Chère Sarah,
Je vous écris parce que l’un de nous deux ne peut plus parler. Avant qu’un acte barbare ne fonde sur vous pour vous ôter votre dernier souffle, vous n’aviez pas encore, pour moi, de visage. Je ne vous connaissais pas. Depuis avril 2017, ce n’est plus le cas, et aujourd’hui je peux aller vers vous par la parole écrite. Nous savons tous les deux que les vivants ne cessent de parler aux morts; que les morts ne cessent de hanter la vie des vivants. C’est Emmanuel Levinas qui, dans Totalité et Infini, disait que l’autre est d’abord un visage. Mais un visage qui excède, de loin, ce qui le constitue en propre : la forme de son nez, de sa bouche, de ses yeux, la couleur de sa peau, etc. Le visage est d’abord l’espace même de la vulnérabilité. Il est aussi le reflet de l’âme, et c’est au travers des yeux que l’on peut s’en faire (même approximativement) l’interprète. Je ne connaîtrai jamais le son de votre voix, votre manière de regarder les gens ordinaires.
Avec quels mots, quels gestes, avez-vous signifié l’injuste? Comment et pourquoi faisiez-vous don de votre personne aux autres, aux souffrants et aux malades? Je ne le saurai jamais.

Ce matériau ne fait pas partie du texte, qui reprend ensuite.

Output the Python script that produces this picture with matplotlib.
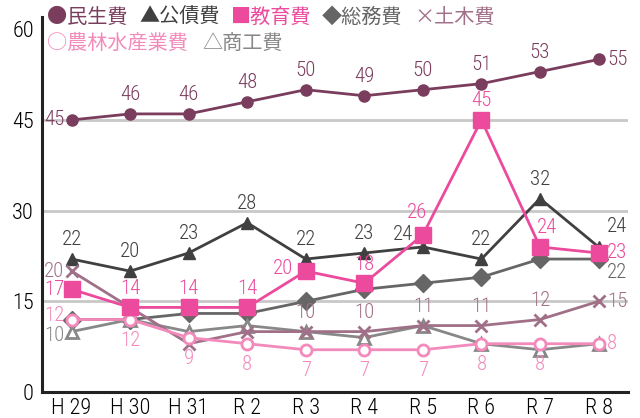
import matplotlib
matplotlib.use("Agg")
from matplotlib import pyplot as plt

plt.rcParams['font.family'] = ['Roboto Condensed', 'Noto Sans CJK JP', 'DejaVu Sans']
plt.rcParams['font.weight'] = 'light'

years = ['H 29', 'H 30', 'H 31', 'R 2', 'R 3', 'R 4', 'R 5', 'R 6', 'R 7', 'R 8']

minsei = [45, 46, 46, 48, 50, 49, 50, 51, 53, 55]
kousai = [22, 20, 23, 28, 22, 23, 24, 22, 32, 24]
kyouiku = [17, 14, 14, 14, 20, 18, 26, 45, 24, 23]
soumu = [12, 12, 13, 13, 15, 17, 18, 19, 22, 22]
doboku = [20, 14, 8, 10, 10, 10, 11, 11, 12, 15]
nourin = [12, 12, 9, 8, 7, 7, 7, 8, 8, 8]
shoukou = [10, 12, 10, 11, 10, 9, 11, 8, 7, 8]

# where each value label goes (None = no label)
pos_minsei = ['l', 'a', 'a', 'a', 'a', 'a', 'a', 'a', 'a', 'r']
pos_kousai = ['a', 'a', 'a', 'a', 'a', 'a', 'al2', 'a', 'a', 'ar']
pos_kyouiku = ['l', 'a', 'a', 'a', 'l2', 'a', 'al', 'a', 'ac', 'r']
pos_soumu = [None] * 9 + ['br']
pos_doboku = ['l', None, None, None, 'a', 'a', 'a', 'a', 'a', 'r']
pos_nourin = ['lu', 'b', 'b', 'b', 'b', 'b', 'b', 'b', 'b', 'r']
pos_shoukou = ['ld'] + [None] * 9

series = [
    (kousai, pos_kousai, '#404040', '^', 9, '#404040'),
    (soumu, pos_soumu, '#666666', 'D', 9, '#666666'),
    (shoukou, pos_shoukou, '#888888', '^', 8, 'white'),
    (doboku, pos_doboku, '#A07088', 'x', 9, '#A07088'),
    (nourin, pos_nourin, '#F38ABB', 'o', 8, 'white'),
    (kyouiku, pos_kyouiku, '#EC4A9C', 's', 11, '#EC4A9C'),
    (minsei, pos_minsei, '#7B3D5E', 'o', 8, '#7B3D5E'),
]

offsets = {
    'a': (0, 7, 'center', 'bottom'),
    'b': (0, -8, 'center', 'top'),
    'l': (-5, 0, 'right', 'center'),
    'lu': (-5, 3, 'right', 'center'),
    'ld': (-5, -3, 'right', 'center'),
    'l2': (-9, 2, 'right', 'center'),
    'r': (6, 0, 'left', 'center'),
    'al': (-4, 9, 'center', 'bottom'),
    'al2': (-7, 2, 'right', 'bottom'),
    'ac': (5, 7, 'center', 'bottom'),
    'ar': (6, 8, 'left', 'bottom'),
    'br': (6, -3, 'left', 'top'),
}

fig = plt.figure(figsize=(6.4, 4.18), dpi=100)
ax = fig.add_axes([0.066, 0.062, 0.915, 0.897])

x = list(range(len(years)))
for vals, poss, col, mk, ms, fc in series:
    ax.plot(x, vals, color=col, lw=2, marker=mk, ms=ms, mfc=fc, mec=col,
            mew=2 if fc == 'white' or mk == 'x' else 1, zorder=3)
    for xi, v, p in zip(x, vals, poss):
        if p is None:
            continue
        dx, dy, ha, va = offsets[p]
        ax.annotate(str(v), (xi, v), xytext=(dx, dy), textcoords='offset points',
                    ha=ha, va=va, color=col, fontsize=15, zorder=4)

ax.set_xlim(-0.5, 9.5)
ax.set_ylim(0, 62)
ax.set_yticks([0, 15, 30, 45, 60])
ax.set_xticks(x)
ax.set_xticklabels(years)
ax.tick_params(length=0, labelsize=16, pad=4)
ax.tick_params(axis='y', pad=6)
for yv in [15, 30, 45]:
    ax.axhline(yv, color='#c8c8c8', lw=2, zorder=1)
for s in ['top', 'right']:
    ax.spines[s].set_visible(False)
for s in ['left', 'bottom']:
    ax.spines[s].set_linewidth(2.2)
    ax.spines[s].set_color('#222222')

# legend as coloured text
leg = [
    ('●民生費', '#7B3D5E', 47, 17), ('▲公債費', '#404040', 139, 17),
    ('■教育費', '#EC4A9C', 231, 17), ('◆総務費', '#666666', 322, 17),
    ('×土木費', '#A07088', 414, 17),
    ('○農林水産業費', '#F38ABB', 47, 43), ('△商工費', '#888888', 202, 43),
]
for txt, col, px, py in leg:
    fig.text(px / 640, 1 - py / 418, txt, color=col, fontsize=14.5, fontweight='normal',
             family=['Noto Sans CJK JP', 'DejaVu Sans'], ha='left', va='center')

fig.savefig('out.png', dpi=100)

Les vivants ne cessent de parler aux morts,
les morts ne cessent de hanter la vie des vivants.
Depuis que l’on vous a obligée, si soudainement et si sauvagement, à nous quitter pour toujours, je me suis souvent demandé, comme se le demandent souvent les enfants après la mort d’un proche : «Où est-elle allée, après?»